German chipmaker Infineon unveils major capital increase
July 10, 2009
Computer chip maker Infineon said it would make a big capital increase guaranteed by the US investment fund Apollo, giving the troubled German company a breath of fresh air.
Computer chip maker Infineon said on Friday it would make a big capital increase guaranteed by the US investment fund Apollo, giving the troubled German company a breath of fresh air.
Infineon said it would issue new shares worth a total 725 million euros (one billion dollars), and that current shareholders would be given a place at the head of the line to buy them.
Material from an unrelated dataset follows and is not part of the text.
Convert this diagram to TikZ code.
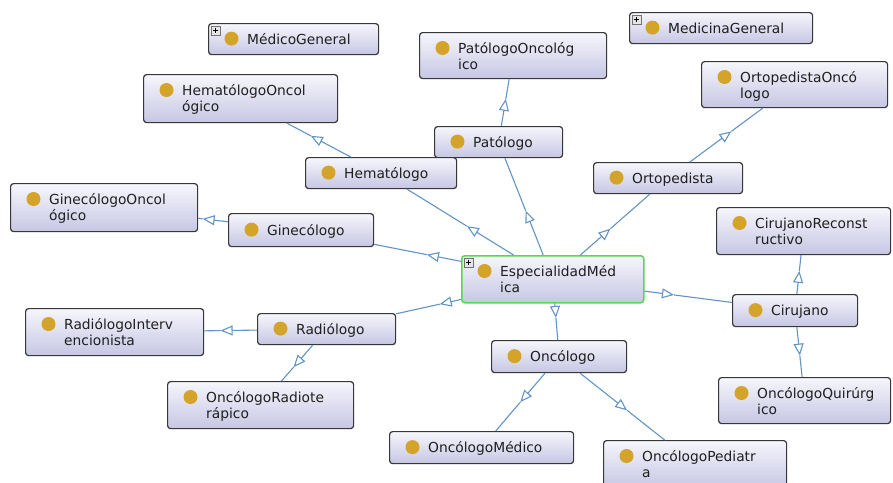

The money will be used to repay about 570 million euros in convertible bonds which mature in mid 2010, a statement said.
Infineon's plan calls for the issuance of 337 million new shares at 2.15 euros per share, it added.
Apollo has pledged to buy shares not taken by current shareholders up to a total of 326 million, which would represent a stake of 30 percent minus one share in the German company.
That would make it the dominant Infineon shareholder, ahead of the US funds Dodge and Cox International, each of which own around 10 percent and will have priority during the capital increase.
The news boosted Infineon shares, which gained 1.94 percent to 2.63 euros in midday Frankfurt trading, while the TecDAX index on which they are listed was 0.60 percent lower overall.
Infineon shares leapt higher earlier this week when the group said it would sell fixedline telephone and Internet operations to the US private-equity firm Golden Gate Capital for 250 million euros.
The capital increase would be one of the biggest in a German company in several months, the Financial Times Deutschland said, and represents a change for Apollo, which normally acts like a hedge fund that buys an ailing company to either restructure it, sell off valuable parts, or merge it with another firm at a profit.
Infineon has suffered from a collapse of the automobile electronics component sector and is already in the process of restructuring its activities.
In the first half of its 2008/2009 fiscal year, it posted a net loss of 662 million euros on sales of 1.6 billion.